Demonstrating his broad international outlook, he was quick and consistent in his support for the 1917 Russian Revolution, praising Lenin and the Bolsheviks. Unlike the rigid and dogmatic “old Marxists” he did not believe Russia was a repeat of the 1789 French revolution. It was not “progressive” capitalism against feudalism and landlords.

Instead he echoed Trotsky’s conception of the Russian revolution as a working class revolt against capital which could begin to establish socialism. French or English style capitalism was not an alternative, the only alternative was an extremely violent reaction by the ruling classes.

Italian society moved in the same direction in the next years. Workers in Turin and beyond took control of the factories in September 1920 through existing elected committees. They began to organise daily life. Capitalist rule was suspended in mid-air. Dual power existed, at least in Turin.

Gramsci was a strong supporter of these developments. He understood the workers councils were the embryo of a new worker’s state. But the various leaders of the PSI refused to support them, criticising them as anarchist from one side and reformist from the other.

Unfortunately, as Gramsci was later to reflect on, he did not have a national platform or organisation, like the Bolshevik party, to spread support for the councils. The PSI leaders refused to take responsibility for leading the working class to power. The union leaders sold out the factory council movement. It was a failed revolution.

The politics and methods of the PSI leaders brought disastrous consequences. In the wake of the failed revolution and fascist reaction Gramsci decided that a split from the PSI was necessary. He had not acted earlier for fear of criticism and disunity, a crucial mistake. He worked with the ultra-left PSI leader Bordiga to take approximately 30,000 members to the new Communist Party of Italy.

In these years brutal reaction set in. Socialist and trade union offices were burned and activists attacked. The state did not prevent it.

Importantly Gramsci wrote some of the first analyses of fascism. It was the violent mass mobilisation of the frenzied, economically ruined middle classes against the organised working class. Trotsky later developed these same ideas. He commented that Gramsci was almost alone in seeing the possibility of a fascist dictatorship in Italy.

Through the mid-1920s Gramsci spent time in Moscow as Italian delegate to the Third International and served on its executive committee. In 1924 he was elected to the Italian parliament as a Communist Party deputy. He also became party chairman.

An assassination attempt against Mussolini in 1926 was used by the regime as pretext to finish the job of implementing their dictatorship, a classic example of the dangers of individual terrorism. They arrested and jailed Gramsci alongside many other communist leaders, despite his parliamentary immunity. During the show trial the fascist prosecutor Isgrò declared “We must prevent this brain from functioning for 20 years.”

In jail Gramsci wrote many volumes of political notebooks.
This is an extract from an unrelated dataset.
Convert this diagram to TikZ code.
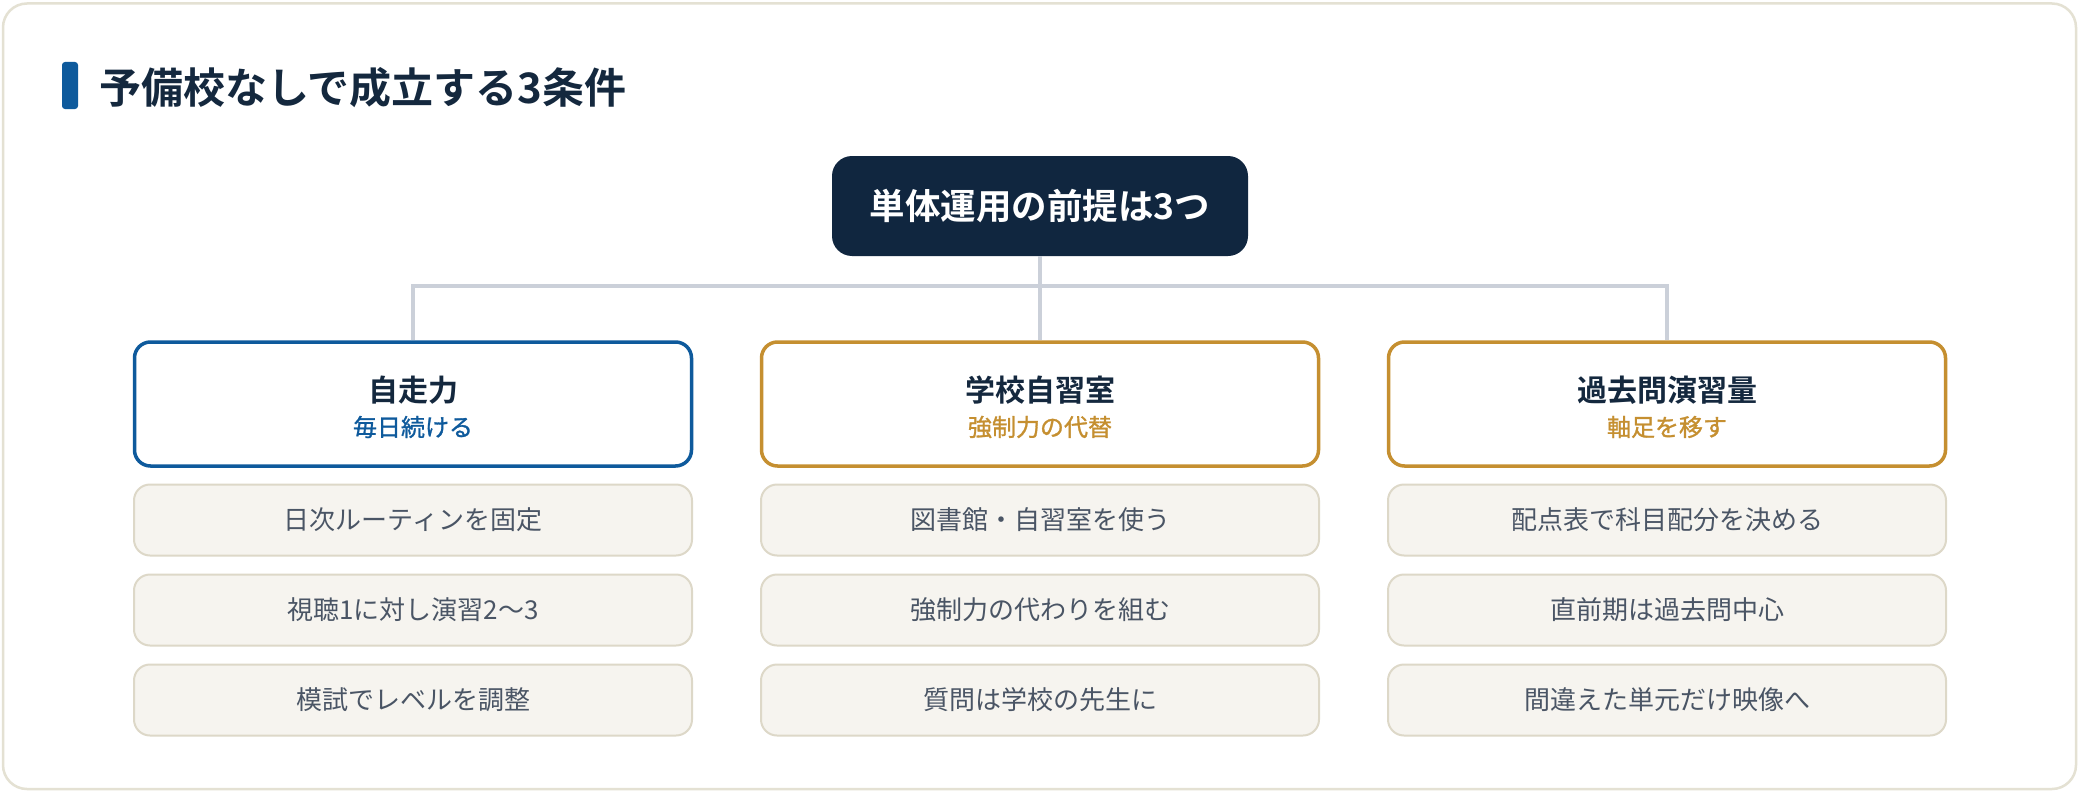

The notebooks have been discussed and debated a lot on university campuses for the last few decades. Some people celebrate them as his defining achievement. But Gramsci himself wrote numerous warnings about the contents and conditions in which the notebooks were written.
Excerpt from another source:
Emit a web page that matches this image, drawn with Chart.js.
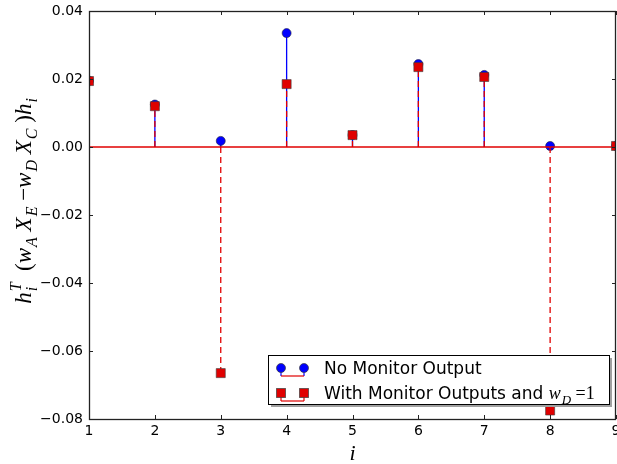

He was debilitatingly ill, physically and mentally. He wrote without reference material or proper correspondence and news, from memory, and isolated under fascist prison censors.

For revolutionaries who are discovering Gramsci for the first time, the best place to start is understanding the revolutionary events that swirled around him. These events formed him, and he passionately threw himself into them, making self-sacrificing contributions. For revolutionaries like Gramsci, philosophy and theory is a guide to action, not an end on its own.

Gramsci eventually died of a brain haemorrhage in April 1937 after years of deliberate neglect and mistreatment by the fascist prison regime. His contribution, while not without faults, is something we can learn from today. He was a dedicated revolutionary who made the fight for socialism his life’s work. The best way to honour Gramsci’s sacrifice is to continue our struggle for a democratic socialist word.